» TASK TO CARRY OUT
Count the lines that hold the string "matplotlib". Reply with the number alone.

» MATERIAL
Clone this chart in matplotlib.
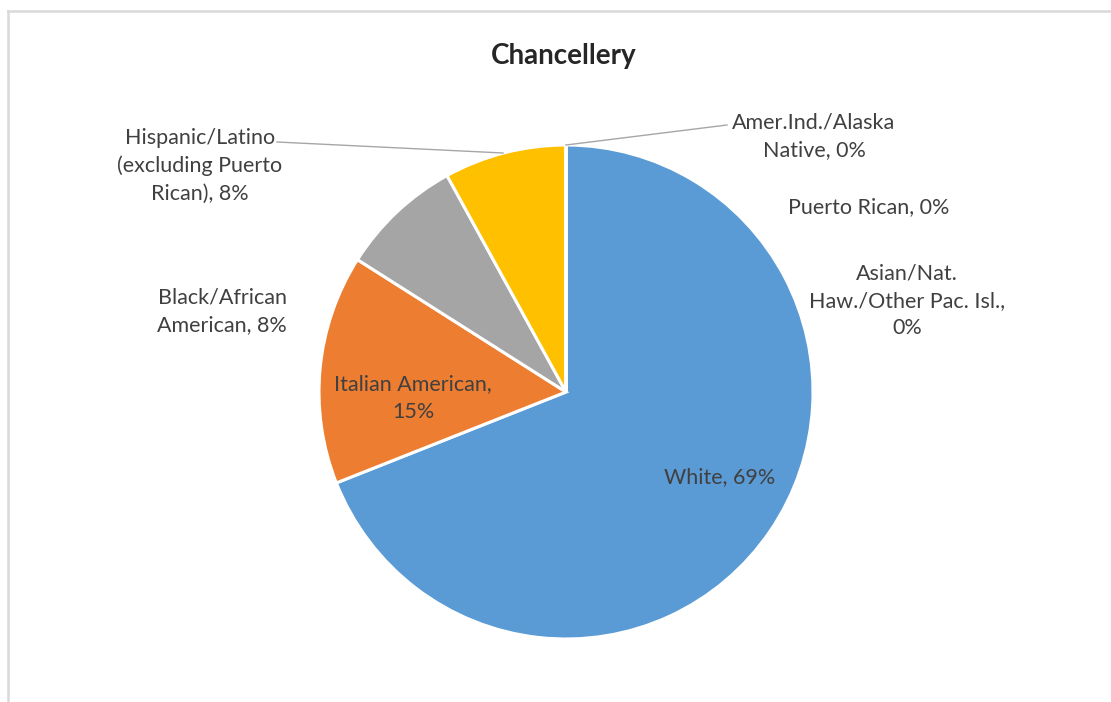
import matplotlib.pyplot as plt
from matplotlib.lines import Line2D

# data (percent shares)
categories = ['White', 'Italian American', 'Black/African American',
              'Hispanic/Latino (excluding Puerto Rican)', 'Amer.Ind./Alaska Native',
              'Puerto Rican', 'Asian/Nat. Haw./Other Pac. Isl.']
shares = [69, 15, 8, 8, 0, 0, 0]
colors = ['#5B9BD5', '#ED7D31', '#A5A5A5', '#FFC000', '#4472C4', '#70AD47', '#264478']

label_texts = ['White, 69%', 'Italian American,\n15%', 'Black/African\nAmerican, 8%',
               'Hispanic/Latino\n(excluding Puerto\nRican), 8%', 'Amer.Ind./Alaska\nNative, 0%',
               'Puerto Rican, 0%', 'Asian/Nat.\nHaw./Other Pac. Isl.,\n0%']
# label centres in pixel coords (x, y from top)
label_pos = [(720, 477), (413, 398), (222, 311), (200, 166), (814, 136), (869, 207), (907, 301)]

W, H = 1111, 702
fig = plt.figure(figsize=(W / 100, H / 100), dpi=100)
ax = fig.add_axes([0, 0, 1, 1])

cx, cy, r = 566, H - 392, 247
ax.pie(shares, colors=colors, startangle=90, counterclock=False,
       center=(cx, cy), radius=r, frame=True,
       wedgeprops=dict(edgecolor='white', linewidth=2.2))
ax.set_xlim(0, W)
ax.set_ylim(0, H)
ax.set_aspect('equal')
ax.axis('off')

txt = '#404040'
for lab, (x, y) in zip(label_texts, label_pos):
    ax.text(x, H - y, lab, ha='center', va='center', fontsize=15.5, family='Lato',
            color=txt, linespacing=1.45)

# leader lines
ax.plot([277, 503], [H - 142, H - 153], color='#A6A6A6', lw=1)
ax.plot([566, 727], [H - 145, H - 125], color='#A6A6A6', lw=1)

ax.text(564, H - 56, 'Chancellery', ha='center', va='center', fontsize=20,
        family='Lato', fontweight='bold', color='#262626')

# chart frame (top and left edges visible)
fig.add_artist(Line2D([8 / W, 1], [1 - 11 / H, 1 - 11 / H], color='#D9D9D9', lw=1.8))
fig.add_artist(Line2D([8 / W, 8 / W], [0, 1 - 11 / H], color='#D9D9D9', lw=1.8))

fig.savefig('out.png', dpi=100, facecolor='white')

» COMPLETE ANSWER
3